Itawamba County begins debris removal

county_itawamba_greenBy Adam Armour

Itawamba County Times

Work on removing debris left in the wake of the April 28 tornado has begun in Itawamba County.

On Friday, clean-up crews with contracted disaster recovery group Looks Great Services Incorporated began removing debris on Oak Grove Road in the Ratliff community, and on Donivan Road in the Ozark Community, both of which were among the hardest hit by the tornado.

The company was hired by the Itawamba County Board of Supervisors early last week. Monitoring – that is, ensuring that the debris removal and disposal process meets the standards set by the Federal Emergency Management Agency – is being handled by ARX Recovery Incorporated, which is also overseeing clean-up in Tupelo and Lee County.

All of the debris is being hauled to a Department of Environmental Quality designated dump site in Saltillo for disposal.

County officials are asking residents in northwest Itawamba County affected by last month’s storms to move any debris to the roadside for pickup. Debris not on the county right-of-way cannot be picked up.

Depending on how quickly the debris is removed, FEMA will reimburse most of the considerable expense – estimated at around $500,000 – that will be accrued during the coming weeks. If the debris is cleared by May 28 – 30 days after the storm hit – FEMA will pay 85 percent of the cost of cleanup. For each month after the initial 30 days has passed, the amount the federal agency will pay decreases by five percent.
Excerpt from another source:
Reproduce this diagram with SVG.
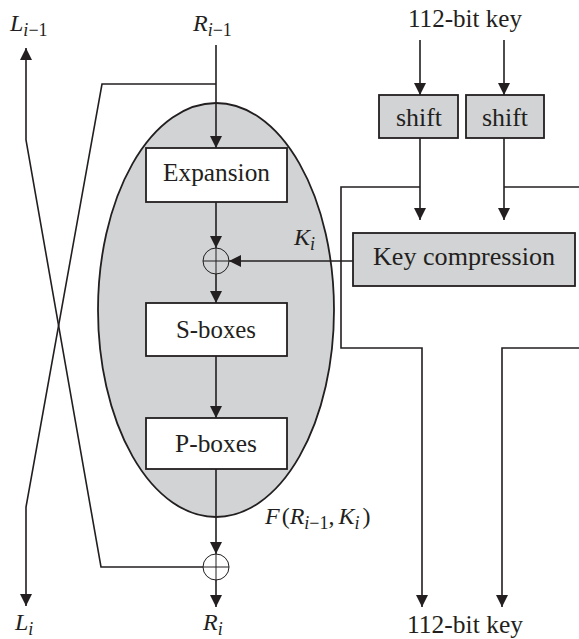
<svg xmlns="http://www.w3.org/2000/svg" width="579" height="639" viewBox="0 0 579 639">
<defs>
<style>
.ln{fill:none;stroke:#231f20;stroke-width:1.6}
.thin{fill:none;stroke:#231f20;stroke-width:1}
.box{fill:#ffffff;stroke:#231f20;stroke-width:1.8}
.gbox{fill:#d1d3d4;stroke:#231f20;stroke-width:1.8}
.lbl{font-family:"Liberation Serif",serif;font-size:25px;fill:#231f20;text-anchor:middle}
.math{font-family:"Liberation Serif",serif;font-size:24px;font-style:italic;fill:#231f20}
.sub{font-size:18px}
.up{font-style:normal}
</style>
<marker id="ah" viewBox="0 0 12 12" markerWidth="12" markerHeight="12" refX="12" refY="6" orient="auto" markerUnits="userSpaceOnUse">
<path d="M0,0 L12,6 L0,12 z" fill="#231f20"/>
</marker>
</defs>
<rect width="579" height="639" fill="#ffffff"/>

<g id="f-function">
<ellipse cx="216" cy="310" rx="118" ry="207" fill="#d1d3d4" stroke="#231f20" stroke-width="1.8"/>
</g>

<g id="connectors">
<line class="ln" x1="216" y1="45" x2="216" y2="148" marker-end="url(#ah)"/>
<polyline class="ln" points="216,84 102,84 26,507 26,606" marker-end="url(#ah)"/>
<polyline class="ln" points="203,567 101,567 26,140 26,48" marker-end="url(#ah)"/>
<line class="ln" x1="216" y1="202" x2="216" y2="248" marker-end="url(#ah)"/>
<line class="ln" x1="216" y1="274" x2="216" y2="303" marker-end="url(#ah)"/>
<line class="ln" x1="216" y1="356" x2="216" y2="418" marker-end="url(#ah)"/>
<line class="ln" x1="216" y1="469" x2="216" y2="554" marker-end="url(#ah)"/>
<line class="ln" x1="216" y1="580" x2="216" y2="607" marker-end="url(#ah)"/>
<line class="ln" x1="353" y1="261" x2="229" y2="261" marker-end="url(#ah)"/>
<line class="ln" x1="420" y1="40" x2="420" y2="95" marker-end="url(#ah)"/>
<line class="ln" x1="504" y1="40" x2="504" y2="95" marker-end="url(#ah)"/>
<line class="ln" x1="420" y1="138" x2="420" y2="220" marker-end="url(#ah)"/>
<line class="ln" x1="504" y1="138" x2="504" y2="220" marker-end="url(#ah)"/>
<polyline class="ln" points="420,187 341,187 341,348 422,348 422,607" marker-end="url(#ah)"/>
<polyline class="ln" points="504,187 579,187"/>
<polyline class="ln" points="579,348 502,348 502,607" marker-end="url(#ah)"/>
</g>

<g id="expansion">
<rect class="box" x="146" y="148" width="141" height="54"/>
<text class="lbl" x="216.5" y="181" textLength="107" lengthAdjust="spacingAndGlyphs">Expansion</text>
</g>

<g id="xor-key">
<circle cx="216" cy="261" r="13" class="thin"/>
<line class="thin" x1="203" y1="261" x2="229" y2="261"/>
<line class="thin" x1="216" y1="248" x2="216" y2="274"/>
</g>

<g id="s-boxes">
<rect class="box" x="146" y="303" width="141" height="53"/>
<text class="lbl" x="216" y="338" textLength="80" lengthAdjust="spacingAndGlyphs">S-boxes</text>
</g>

<g id="p-boxes">
<rect class="box" x="146" y="418" width="141" height="51"/>
<text class="lbl" x="216" y="452" textLength="82" lengthAdjust="spacingAndGlyphs">P-boxes</text>
</g>

<g id="xor-out">
<circle cx="216" cy="567" r="13" class="thin"/>
<line class="thin" x1="203" y1="567" x2="229" y2="567"/>
<line class="thin" x1="216" y1="554" x2="216" y2="580"/>
</g>

<g id="shift-left">
<rect class="gbox" x="379" y="95" width="79" height="43"/>
<text class="lbl" x="419" y="126" textLength="46" lengthAdjust="spacingAndGlyphs">shift</text>
</g>

<g id="shift-right">
<rect class="gbox" x="466" y="95" width="78" height="43"/>
<text class="lbl" x="505" y="126" textLength="46" lengthAdjust="spacingAndGlyphs">shift</text>
</g>

<g id="key-compression">
<rect class="gbox" x="353" y="233" width="222" height="53"/>
<text class="lbl" x="464" y="265" textLength="182" lengthAdjust="spacingAndGlyphs">Key compression</text>
</g>

<g id="labels">
<text class="lbl" x="465" y="27" textLength="114" lengthAdjust="spacingAndGlyphs">112-bit key</text>
<text class="lbl" x="465" y="633" textLength="116" lengthAdjust="spacingAndGlyphs">112-bit key</text>
<text class="math" x="10" y="31">L<tspan class="sub" dy="5">i</tspan><tspan class="up sub">−1</tspan></text>
<text class="math" x="193" y="31">R<tspan class="sub" dy="5">i</tspan><tspan class="up sub">−1</tspan></text>
<text class="math" x="294" y="245">K<tspan class="sub" dy="5">i</tspan></text>
<text class="math" x="265" y="524">F<tspan class="up" dx="2">(</tspan>R<tspan class="sub" dy="5">i</tspan><tspan class="up sub">−1</tspan><tspan class="up" dy="-5">,</tspan><tspan dx="4">K</tspan><tspan class="sub" dy="5">i</tspan><tspan class="up" dy="-5" dx="3">)</tspan></text>
<text class="math" x="15" y="630">L<tspan class="sub" dy="5">i</tspan></text>
<text class="math" x="203" y="630">R<tspan class="sub" dy="5">i</tspan></text>
</g>
</svg>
Itawamba County Second District Supervisor Cecil “Ike” Johnson, in whose district all of the damage is contained, said the goal is to get everything cleaned up as soon as possible.

“We’re trying to help people get back to normal just as quickly as we can,” he said.
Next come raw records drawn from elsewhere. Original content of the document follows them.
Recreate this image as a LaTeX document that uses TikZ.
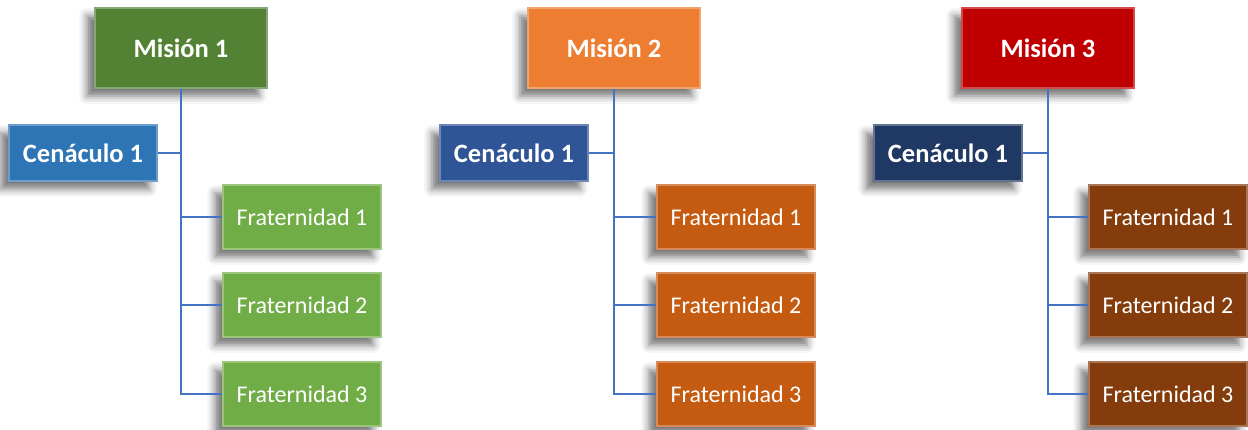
\documentclass[tikz,border=0pt]{standalone}
\usepackage{fontspec}
\setmainfont{Carlito}
\usetikzlibrary{shadows.blur}

\begin{document}
\begin{tikzpicture}[
        x=1pt,
        y=-1pt,
        box/.style={
            rectangle,
            fill=#1,
            draw=#1!70!white,
            line width=1.2pt,
            text=white,
            inner sep=0pt,
            blur shadow={shadow xshift=-8pt, shadow yshift=-8pt,
              shadow blur radius=8pt, shadow opacity=55}
          },
        mision/.style={box=#1, minimum width=172pt, minimum height=80pt,
            font=\fontsize{26.5}{30}\selectfont\bfseries},
        cenaculo/.style={box=#1, minimum width=148pt, minimum height=56pt,
            font=\fontsize{26.5}{30}\selectfont\bfseries},
        frater/.style={box=#1, minimum width=158pt, minimum height=64pt,
            font=\fontsize{24}{28}\selectfont},
        conn/.style={draw=linkblue, line width=2pt}]
        % Define colors
        \definecolor{linkblue}{HTML}{4472C4}
        \definecolor{greenA}{HTML}{548235}  % mision 1
        \definecolor{greenB}{HTML}{70AD47}  % fraternidades 1
        \definecolor{blueA}{HTML}{2E75B6}   % cenaculo 1
        \definecolor{orangeA}{HTML}{ED7D31} % mision 2
        \definecolor{orangeB}{HTML}{C55A11} % fraternidades 2
        \definecolor{blueB}{HTML}{2F5597}   % cenaculo 2
        \definecolor{redA}{HTML}{C00000}    % mision 3
        \definecolor{brownB}{HTML}{843C0C}  % fraternidades 3
        \definecolor{blueC}{HTML}{203864}   % cenaculo 3

        \useasboundingbox (0,0) rectangle (1248,430);

        % Mision 1
        \node[mision=greenA] (m1) at (181,48) {Misión 1};
        \node[cenaculo=blueA] (c1) at (83,153) {Cenáculo 1};
        \node[frater=greenB] (f11) at (302,217) {Fraternidad 1};
        \node[frater=greenB] (f12) at (302,305) {Fraternidad 2};
        \node[frater=greenB] (f13) at (302,394) {Fraternidad 3};

        % Mision 2
        \node[mision=orangeA] (m2) at (614,48) {Misión 2};
        \node[cenaculo=blueB] (c2) at (514,153) {Cenáculo 1};
        \node[frater=orangeB] (f21) at (736,217) {Fraternidad 1};
        \node[frater=orangeB] (f22) at (736,305) {Fraternidad 2};
        \node[frater=orangeB] (f23) at (736,394) {Fraternidad 3};

        % Mision 3
        \node[mision=redA] (m3) at (1048,48) {Misión 3};
        \node[cenaculo=blueC] (c3) at (948,153) {Cenáculo 1};
        \node[frater=brownB] (f31) at (1168,217) {Fraternidad 1};
        \node[frater=brownB] (f32) at (1168,305) {Fraternidad 2};
        \node[frater=brownB] (f33) at (1168,394) {Fraternidad 3};

        % Connectors
        \draw[conn] (m1.south) |- (c1.east);
        \draw[conn] (m1.south) |- (f11.west);
        \draw[conn] (m1.south) |- (f12.west);
        \draw[conn] (m1.south) |- (f13.west);

        \draw[conn] (m2.south) |- (c2.east);
        \draw[conn] (m2.south) |- (f21.west);
        \draw[conn] (m2.south) |- (f22.west);
        \draw[conn] (m2.south) |- (f23.west);

        \draw[conn] (m3.south) |- (c3.east);
        \draw[conn] (m3.south) |- (f31.west);
        \draw[conn] (m3.south) |- (f32.west);
        \draw[conn] (m3.south) |- (f33.west);
    \end{tikzpicture}
\end{document}
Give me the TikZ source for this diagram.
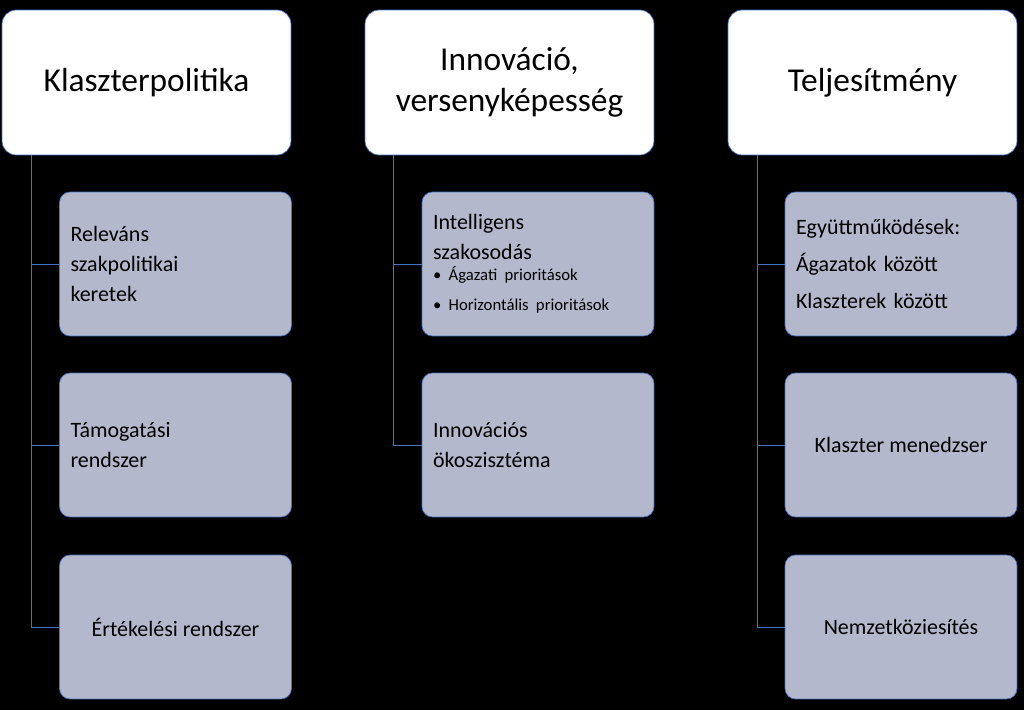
\documentclass[tikz,border=0pt]{standalone}
\usepackage{fontspec}
\setmainfont{Carlito}
\definecolor{edge}{HTML}{4472C4}
\definecolor{subfill}{HTML}{B4B8CC}
\tikzset{
  head/.style={draw=edge,fill=white,rounded corners=8pt,minimum width=5.78cm,minimum height=2.9cm,font=\fontsize{19}{23}\selectfont,align=center},
  sub/.style={draw=edge,fill=subfill,rounded corners=6pt,minimum width=4.64cm,minimum height=2.88cm,font=\fontsize{12.5}{17}\selectfont},
  link/.style={draw=edge,thin}
}
\begin{document}
\begin{tikzpicture}[x=0.02cm,y=-0.02cm]
  \fill[black] (0,0) rectangle (1024,710);
  % headers
  \node[head] (h1) at (146.5,82.5) {Klaszterpolitika};
  \node[head] (h2) at (509.5,82.5) {Innováció,\\versenyképesség};
  \node[head] (h3) at (872.5,82.5) {Teljesítmény};
  % first column
  \node[sub,align=left,text width=4.2cm] (a1) at (175.5,264) {Releváns\\szakpolitikai\\keretek};
  \node[sub,align=left,text width=4.2cm] (a2) at (175.5,445) {Támogatási\\rendszer};
  \node[sub,align=center] (a3) at (175.5,627) {Értékelési rendszer};
  % second column
  \node[sub,align=left,text width=4.2cm] (b1) at (538,264) {Intelligens\\szakosodás\\[-2pt]
    {\fontsize{9.5}{14}\selectfont\textbullet\ Ágazati prioritások\\\textbullet\ Horizontális prioritások}};
  \node[sub,align=left,text width=4.2cm] (b2) at (538,445) {Innovációs\\ökoszisztéma};
  % third column
  \node[sub,align=left,text width=4.2cm,font=\fontsize{12.5}{21}\selectfont] (c1) at (901,264) {Együttműködések:\\Ágazatok között\\Klaszterek között};
  \node[sub,align=center] (c2) at (901,445) {Klaszter menedzser};
  \node[sub,align=center] (c3) at (901,627) {Nemzetköziesítés};
  % connectors
  \coordinate (p1) at (31,155);
  \draw[link] (p1) |- (a3.west);
  \draw[link] (p1 |- a1.west) -- (a1.west);
  \draw[link] (p1 |- a2.west) -- (a2.west);
  \coordinate (p2) at (393,155);
  \draw[link] (p2) |- (b2.west);
  \draw[link] (p2 |- b1.west) -- (b1.west);
  \coordinate (p3) at (757,155);
  \draw[link] (p3) |- (c3.west);
  \draw[link] (p3 |- c1.west) -- (c1.west);
  \draw[link] (p3 |- c2.west) -- (c2.west);
\end{tikzpicture}
\end{document}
Cleanup work following a major disaster is typically handled by a third-party group. Most counties – and Itawamba is no exception — don’t have the necessary equipment needed to lift and haul large amounts of debris.

“The county has nothing to handle this kind of project,” Johnson said. “If we had to clean this up ourselves, it would take months.”

Although debris cleanup is expected to be completed in a few weeks, long-term recovery, which MEMA representatives defined as all victims returning to their homes and resuming normal life, is expected to take upwards of three years.

Most of the debris left in the wake of the tornado, which carved a path through the communities of Centerville, Ratliff and Kirkville, is vegetative in nature (fallen trees and limbs). While a number of homes in these areas were either damaged or destroyed, debris from construction and demolition (C&D) and white goods (electronics, appliances, household items) are minimal.

Emergency management officials say the storm stayed on the ground in Itawamba County between eight and 12 minutes, traveling 45 miles per hour. It took between 48 and 72 hours to clean off the roads following the storm.